The honest trade-off
There is a real cost, and it should be named plainly: during the hold, members receive no personal income. A seven-year hold asks a community to build for seven years before anyone draws a dollar of passive income. That is a serious ask. It requires trust, a shared horizon, and members who can afford to wait.
What the model shows is that the wait is not charity or delayed gratification for its own sake. It is an investment with a measured return. Everyone crosses the finish line sooner, and the economy waiting on the other side is twice the size. The hold also concentrates early ownership on the founders who built through the lean years. As a separate study shows, that need not disturb the near-perfect equality of eventual income. Patience is repaid, and repaid in a way that still lands everyone at the same place.
Store during the plenty
The strategy is ancient.

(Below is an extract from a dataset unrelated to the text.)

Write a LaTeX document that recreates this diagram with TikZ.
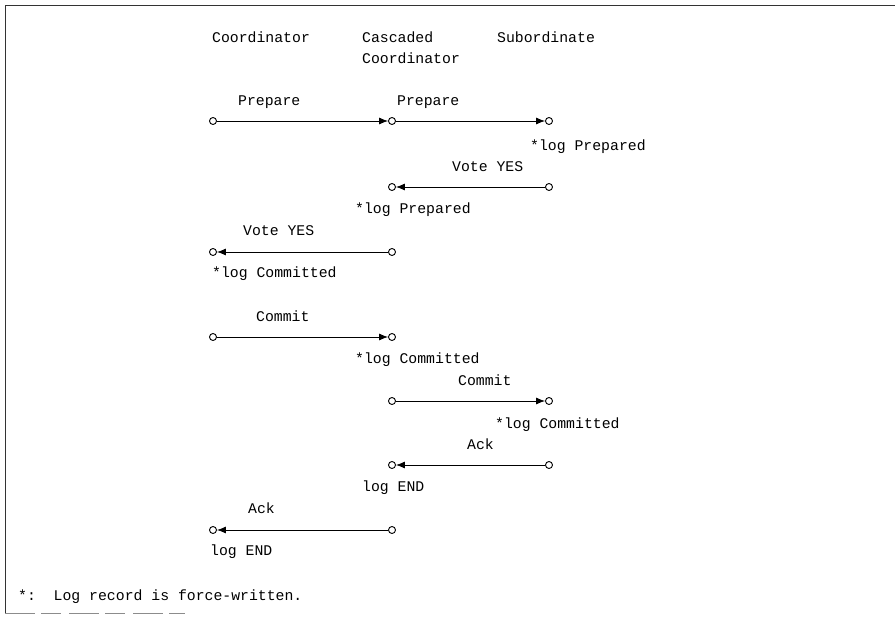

In the story of Yusuf, a ruler dreams of seven fat years devoured by seven lean ones. The interpretation is a plan: through the seven years of plenty, plant and store — leave the grain in the ear — so the abundance carries everyone through what comes next (Qur'an 12:47–49). The community that stores during the good years is the one that thrives.
The accumulation hold is that plan expressed as economics. Store the surplus during the years of building, and the whole community emerges sooner and far wealthier. The model's own optimum settles near seven years. That is, at the least, a striking rhyme — and a reminder that the oldest wisdom about abundance is also, quietly, the math.